Though all the winds of doctrine were let loose to play upon the earth, so Truth be in the field, we do injuriously, by licensing and prohibiting, to misdoubt her strength. Let her and Falsehood grapple; who ever knew Truth put to the worse, in a free and open encounter?

Once again, this is taken from Areopagitica, a famous defense of free speech made by notable Christian writer and philosopher John Milton, who is here arguing that to suppress the speech of anyone whose views we disagree with is to devalue truth itself, because if one genuinely believes their ideas are correct and have faith that the majority of society will be able to recognize the inherent truth of that, then they have nothing to fear by allowing their opponents to speak freely. To suppress the speech of one’s opponent is merely to demonstrate a deep-seated insecurity in their own beliefs.

Moreover, as has been stated and demonstrated repeatedly not only by me but by many notable experts on pedophilia, to silence pedophiles is to marginalize them even more, to push them further underground, where they become far more dangerous than if they are out in the open where they can be observed, and helped. To put it another way: to remove a pedophile’s voice is to remove his humanity, and to remove his humanity is to remove his faith in the goodness and fairness of others, and to remove those things is to remove the final barriers that stand in the way of him placing moral constraints on himself, because a man who has been cornered and beaten into submission by a society that claims to be just is a man who will no longer see fit to honor that society’s notions of justice. For what difference does it make to him if society places no additional value on the pedophile who does not offend than it places on the one who does? More simply, it seems to me to be self-evident that it is much more dangerous for children when society silences and oppresses pedophiles at all costs than it is when they provide them with incentives to embrace society’s values with respect to children and sex, one of those incentives being a dignified place at the table of discussion, a sturdy and well-placed stall in the Marketplace of Ideas.

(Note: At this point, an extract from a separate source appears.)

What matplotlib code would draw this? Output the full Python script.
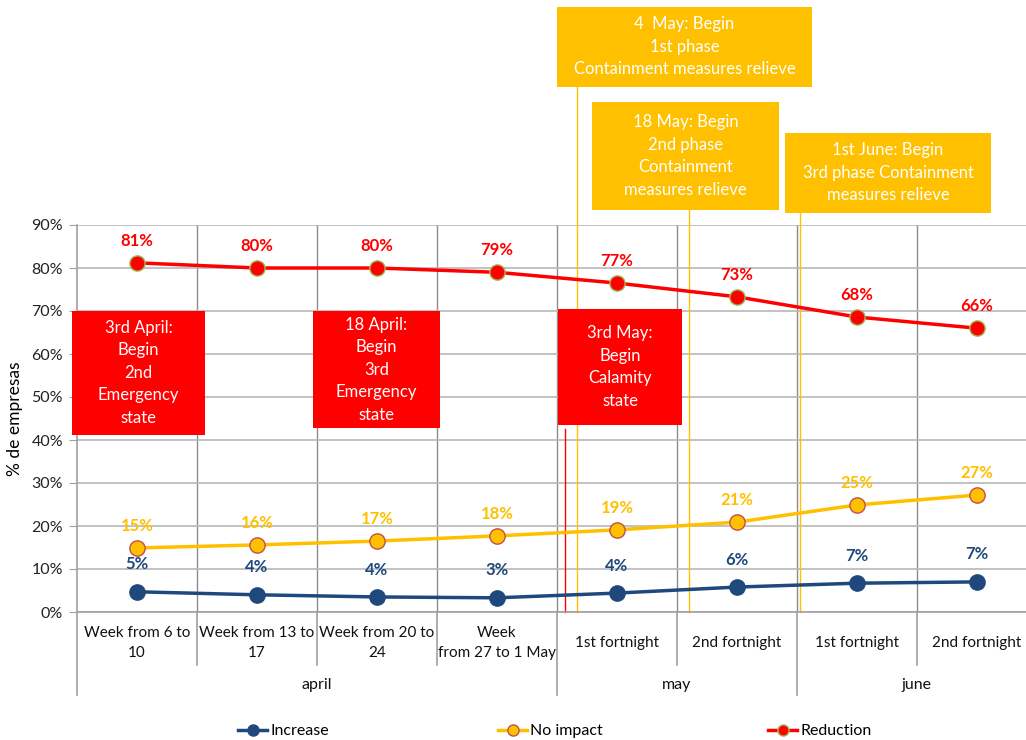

Finally, I would point out that there is but one reason, and one reason alone, that the right of free speech has stood strong since its inception: its strength lies in its universality. This is because, once a justification has been made to silence one group, it isn’t long before a justification can be made to silence another, and another, until the thing at last has no value. If one weakens the framework on which a human right stands by allowing for exceptions, then before long the entire structure crumbles. This, of course, applies to all human rights, but most especially to freedom of speech, which our legal system is founded upon, for everyone who is accused of some heinous act or who is doubted in some respect has a right to plead his case, which would be impossible without free speech. Our legal system would be a mockery of justice without this core value, and anyone who stood accused of sexual abuse, no matter how innocent, could then be demoted to the status of non-human, and one’s enemies could then be systematically demolished by simply accusing them of being a pedophile or sex offender and scrounging up some proof to justify the accusation.

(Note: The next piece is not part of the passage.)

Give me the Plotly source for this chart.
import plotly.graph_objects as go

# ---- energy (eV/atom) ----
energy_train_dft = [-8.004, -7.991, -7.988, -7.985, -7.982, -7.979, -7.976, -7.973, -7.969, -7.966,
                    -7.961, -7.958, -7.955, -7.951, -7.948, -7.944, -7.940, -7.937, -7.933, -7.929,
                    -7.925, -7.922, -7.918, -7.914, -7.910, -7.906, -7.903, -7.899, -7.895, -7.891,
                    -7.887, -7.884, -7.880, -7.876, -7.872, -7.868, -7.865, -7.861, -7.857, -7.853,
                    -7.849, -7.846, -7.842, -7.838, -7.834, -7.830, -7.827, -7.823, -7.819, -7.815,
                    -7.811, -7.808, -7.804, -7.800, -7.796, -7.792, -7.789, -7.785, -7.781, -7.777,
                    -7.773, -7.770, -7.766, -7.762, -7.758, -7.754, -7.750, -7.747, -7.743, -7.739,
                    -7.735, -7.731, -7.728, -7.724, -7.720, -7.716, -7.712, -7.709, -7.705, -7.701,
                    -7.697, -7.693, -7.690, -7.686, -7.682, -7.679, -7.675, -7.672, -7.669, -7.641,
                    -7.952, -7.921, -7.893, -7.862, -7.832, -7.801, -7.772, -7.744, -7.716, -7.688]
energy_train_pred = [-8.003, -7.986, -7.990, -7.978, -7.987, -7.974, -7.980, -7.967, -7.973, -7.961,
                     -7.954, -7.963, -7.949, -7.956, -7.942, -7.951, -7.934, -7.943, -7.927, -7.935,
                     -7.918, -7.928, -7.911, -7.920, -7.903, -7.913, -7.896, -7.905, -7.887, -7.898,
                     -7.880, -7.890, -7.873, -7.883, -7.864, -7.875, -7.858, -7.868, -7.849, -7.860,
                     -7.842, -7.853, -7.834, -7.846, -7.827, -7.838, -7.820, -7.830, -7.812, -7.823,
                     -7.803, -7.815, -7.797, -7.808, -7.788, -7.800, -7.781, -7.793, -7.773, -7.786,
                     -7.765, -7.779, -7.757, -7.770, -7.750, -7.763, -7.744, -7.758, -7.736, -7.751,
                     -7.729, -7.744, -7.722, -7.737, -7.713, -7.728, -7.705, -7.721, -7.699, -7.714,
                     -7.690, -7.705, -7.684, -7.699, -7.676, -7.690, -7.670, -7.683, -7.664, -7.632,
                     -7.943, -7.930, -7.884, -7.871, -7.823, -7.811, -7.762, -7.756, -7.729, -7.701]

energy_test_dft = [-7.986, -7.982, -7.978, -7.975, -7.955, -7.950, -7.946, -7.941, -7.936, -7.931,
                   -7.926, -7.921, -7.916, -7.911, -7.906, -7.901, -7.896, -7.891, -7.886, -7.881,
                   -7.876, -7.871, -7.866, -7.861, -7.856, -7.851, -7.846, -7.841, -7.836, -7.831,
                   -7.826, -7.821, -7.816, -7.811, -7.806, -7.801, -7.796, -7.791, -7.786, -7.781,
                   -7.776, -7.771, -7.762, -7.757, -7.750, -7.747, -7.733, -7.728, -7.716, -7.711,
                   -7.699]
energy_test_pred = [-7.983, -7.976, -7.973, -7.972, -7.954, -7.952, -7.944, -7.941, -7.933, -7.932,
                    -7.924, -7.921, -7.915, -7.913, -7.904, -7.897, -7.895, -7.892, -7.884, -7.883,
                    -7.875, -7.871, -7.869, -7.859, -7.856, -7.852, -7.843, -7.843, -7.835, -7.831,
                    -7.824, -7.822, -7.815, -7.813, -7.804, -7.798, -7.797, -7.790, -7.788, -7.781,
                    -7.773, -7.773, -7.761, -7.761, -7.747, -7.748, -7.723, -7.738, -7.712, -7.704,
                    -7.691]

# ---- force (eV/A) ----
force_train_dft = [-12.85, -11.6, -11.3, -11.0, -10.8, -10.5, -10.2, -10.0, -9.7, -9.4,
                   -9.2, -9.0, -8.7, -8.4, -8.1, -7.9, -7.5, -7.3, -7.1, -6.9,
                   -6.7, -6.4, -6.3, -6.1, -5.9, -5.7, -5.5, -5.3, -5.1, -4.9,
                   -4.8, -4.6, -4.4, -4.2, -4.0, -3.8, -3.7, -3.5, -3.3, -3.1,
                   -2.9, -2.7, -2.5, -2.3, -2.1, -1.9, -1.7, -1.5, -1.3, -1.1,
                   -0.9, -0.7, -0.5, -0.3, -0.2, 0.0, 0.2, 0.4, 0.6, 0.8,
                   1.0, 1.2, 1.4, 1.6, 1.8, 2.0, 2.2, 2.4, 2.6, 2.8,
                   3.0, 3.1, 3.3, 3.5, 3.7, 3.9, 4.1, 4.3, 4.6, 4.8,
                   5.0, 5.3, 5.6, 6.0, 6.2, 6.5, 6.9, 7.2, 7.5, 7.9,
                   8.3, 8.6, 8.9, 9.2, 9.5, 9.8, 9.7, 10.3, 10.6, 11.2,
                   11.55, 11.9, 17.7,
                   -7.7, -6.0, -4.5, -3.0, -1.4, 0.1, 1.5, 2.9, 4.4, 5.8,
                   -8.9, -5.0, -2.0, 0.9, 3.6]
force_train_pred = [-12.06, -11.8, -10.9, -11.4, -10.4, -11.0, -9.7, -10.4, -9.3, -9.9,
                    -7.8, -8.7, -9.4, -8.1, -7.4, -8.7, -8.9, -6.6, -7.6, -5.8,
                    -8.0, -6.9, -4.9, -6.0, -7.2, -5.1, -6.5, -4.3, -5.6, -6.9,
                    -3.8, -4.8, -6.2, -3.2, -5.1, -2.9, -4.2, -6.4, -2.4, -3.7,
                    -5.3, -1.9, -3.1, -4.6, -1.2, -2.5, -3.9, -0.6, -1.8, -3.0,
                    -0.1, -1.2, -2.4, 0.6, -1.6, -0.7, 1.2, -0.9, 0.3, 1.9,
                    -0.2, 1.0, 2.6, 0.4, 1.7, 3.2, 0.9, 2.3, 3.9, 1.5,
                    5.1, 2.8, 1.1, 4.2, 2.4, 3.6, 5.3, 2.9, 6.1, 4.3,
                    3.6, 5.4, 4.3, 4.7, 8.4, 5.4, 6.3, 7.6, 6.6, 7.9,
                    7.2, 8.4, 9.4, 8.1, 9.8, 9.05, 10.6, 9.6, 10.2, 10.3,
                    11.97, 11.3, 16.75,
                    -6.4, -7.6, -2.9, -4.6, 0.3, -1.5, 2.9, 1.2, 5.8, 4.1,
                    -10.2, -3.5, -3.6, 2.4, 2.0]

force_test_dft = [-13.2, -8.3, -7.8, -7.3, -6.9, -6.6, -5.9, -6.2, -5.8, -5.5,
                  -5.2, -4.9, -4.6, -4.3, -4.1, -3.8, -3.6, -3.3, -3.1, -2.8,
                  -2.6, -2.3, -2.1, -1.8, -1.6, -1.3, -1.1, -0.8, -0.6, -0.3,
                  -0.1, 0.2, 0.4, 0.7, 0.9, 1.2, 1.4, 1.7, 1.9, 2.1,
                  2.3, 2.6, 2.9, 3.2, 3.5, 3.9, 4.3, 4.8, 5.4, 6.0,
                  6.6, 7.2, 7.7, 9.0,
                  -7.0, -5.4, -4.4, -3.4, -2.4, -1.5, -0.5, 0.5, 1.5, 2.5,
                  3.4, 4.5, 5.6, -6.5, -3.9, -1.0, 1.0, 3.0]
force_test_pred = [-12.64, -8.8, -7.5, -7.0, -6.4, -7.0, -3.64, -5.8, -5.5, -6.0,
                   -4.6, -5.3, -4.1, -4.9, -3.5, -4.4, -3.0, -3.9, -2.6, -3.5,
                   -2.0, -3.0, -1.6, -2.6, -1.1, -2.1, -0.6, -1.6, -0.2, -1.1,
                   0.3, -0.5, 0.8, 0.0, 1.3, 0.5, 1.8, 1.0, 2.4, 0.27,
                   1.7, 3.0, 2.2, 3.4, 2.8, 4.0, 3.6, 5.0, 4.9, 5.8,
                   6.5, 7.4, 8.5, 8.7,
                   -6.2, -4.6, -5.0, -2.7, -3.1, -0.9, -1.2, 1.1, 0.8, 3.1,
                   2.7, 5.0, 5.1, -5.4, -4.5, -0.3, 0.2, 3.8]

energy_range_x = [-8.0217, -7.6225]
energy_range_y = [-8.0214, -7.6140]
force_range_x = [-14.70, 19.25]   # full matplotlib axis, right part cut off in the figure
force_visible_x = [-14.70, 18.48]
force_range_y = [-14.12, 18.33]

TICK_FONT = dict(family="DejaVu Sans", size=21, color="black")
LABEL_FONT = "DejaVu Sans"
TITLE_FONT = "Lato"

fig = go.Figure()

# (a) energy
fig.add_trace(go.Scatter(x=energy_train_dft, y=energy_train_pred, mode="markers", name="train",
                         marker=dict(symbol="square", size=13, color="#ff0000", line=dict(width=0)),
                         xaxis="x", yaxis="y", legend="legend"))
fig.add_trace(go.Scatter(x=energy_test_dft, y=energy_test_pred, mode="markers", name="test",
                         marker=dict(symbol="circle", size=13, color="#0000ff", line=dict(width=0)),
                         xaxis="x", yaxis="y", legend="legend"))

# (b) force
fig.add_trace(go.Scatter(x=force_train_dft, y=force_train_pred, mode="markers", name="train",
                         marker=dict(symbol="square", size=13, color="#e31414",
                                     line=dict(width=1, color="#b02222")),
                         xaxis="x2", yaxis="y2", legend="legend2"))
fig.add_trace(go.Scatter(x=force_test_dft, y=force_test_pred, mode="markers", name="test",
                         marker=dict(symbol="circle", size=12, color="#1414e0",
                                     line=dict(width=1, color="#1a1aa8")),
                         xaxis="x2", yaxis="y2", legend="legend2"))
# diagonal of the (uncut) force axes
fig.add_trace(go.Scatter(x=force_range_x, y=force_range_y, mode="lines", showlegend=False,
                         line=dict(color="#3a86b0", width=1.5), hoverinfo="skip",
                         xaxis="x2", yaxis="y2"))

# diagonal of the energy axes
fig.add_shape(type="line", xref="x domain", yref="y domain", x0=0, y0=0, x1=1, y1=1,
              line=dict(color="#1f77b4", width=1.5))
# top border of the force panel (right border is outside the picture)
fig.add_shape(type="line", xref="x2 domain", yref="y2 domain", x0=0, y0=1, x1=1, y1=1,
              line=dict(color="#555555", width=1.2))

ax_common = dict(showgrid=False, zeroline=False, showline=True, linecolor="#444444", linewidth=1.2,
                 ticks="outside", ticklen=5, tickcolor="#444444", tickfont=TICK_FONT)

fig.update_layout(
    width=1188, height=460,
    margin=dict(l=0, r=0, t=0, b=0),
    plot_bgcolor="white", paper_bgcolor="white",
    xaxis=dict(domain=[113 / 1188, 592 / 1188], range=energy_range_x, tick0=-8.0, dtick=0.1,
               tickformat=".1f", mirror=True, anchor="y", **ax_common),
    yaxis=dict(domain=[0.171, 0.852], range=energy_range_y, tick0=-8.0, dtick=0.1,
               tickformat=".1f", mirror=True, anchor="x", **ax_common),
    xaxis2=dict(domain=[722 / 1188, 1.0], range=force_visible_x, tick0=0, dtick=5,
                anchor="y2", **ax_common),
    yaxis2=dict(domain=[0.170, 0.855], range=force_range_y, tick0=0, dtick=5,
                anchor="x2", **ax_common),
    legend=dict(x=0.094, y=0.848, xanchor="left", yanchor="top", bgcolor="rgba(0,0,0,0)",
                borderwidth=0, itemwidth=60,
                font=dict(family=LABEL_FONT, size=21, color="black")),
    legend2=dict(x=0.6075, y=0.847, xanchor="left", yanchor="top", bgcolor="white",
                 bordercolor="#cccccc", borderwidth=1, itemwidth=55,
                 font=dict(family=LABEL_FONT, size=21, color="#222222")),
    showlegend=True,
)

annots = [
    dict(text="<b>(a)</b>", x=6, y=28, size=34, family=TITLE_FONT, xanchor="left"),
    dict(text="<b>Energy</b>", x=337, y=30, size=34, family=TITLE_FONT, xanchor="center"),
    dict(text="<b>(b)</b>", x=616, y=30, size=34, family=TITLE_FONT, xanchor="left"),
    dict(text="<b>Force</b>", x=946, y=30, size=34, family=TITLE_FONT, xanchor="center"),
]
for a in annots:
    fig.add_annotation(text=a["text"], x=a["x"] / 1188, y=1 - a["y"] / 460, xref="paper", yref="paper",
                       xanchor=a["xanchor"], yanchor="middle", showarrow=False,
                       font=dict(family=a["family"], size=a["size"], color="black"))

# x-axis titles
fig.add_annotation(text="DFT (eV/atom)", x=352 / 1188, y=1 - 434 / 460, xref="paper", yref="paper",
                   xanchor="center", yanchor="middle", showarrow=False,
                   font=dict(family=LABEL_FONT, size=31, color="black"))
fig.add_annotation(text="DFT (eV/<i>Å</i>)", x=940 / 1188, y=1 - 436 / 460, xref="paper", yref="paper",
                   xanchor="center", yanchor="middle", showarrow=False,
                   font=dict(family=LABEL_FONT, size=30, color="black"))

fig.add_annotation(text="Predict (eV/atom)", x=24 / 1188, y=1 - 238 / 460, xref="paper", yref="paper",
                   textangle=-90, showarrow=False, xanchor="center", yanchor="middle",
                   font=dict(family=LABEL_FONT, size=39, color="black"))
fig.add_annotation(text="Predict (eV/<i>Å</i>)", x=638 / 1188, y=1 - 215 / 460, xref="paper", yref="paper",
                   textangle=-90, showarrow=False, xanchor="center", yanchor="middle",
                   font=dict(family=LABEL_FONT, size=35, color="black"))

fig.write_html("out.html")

These are but three reasons why freedom of speech must be protected for all, not only for those we like or agree with, but everyone, pedophiles included. Martin Luther King, Jr. has said that an injustice anywhere is a threat to justice everywhere. I can think of no greater injustice than removing or suppressing a person’s voice based on some aspect of their being, particularly one they did not choose. Have we learned nothing from history? We have long embraced the notion of universal human rights in this grand country, and I hope we can say, today, tomorrow and forevermore, that we shall never get to the point where any individual or group will be silenced because they are merely disliked or disapproved of in some capacity by another individual or group.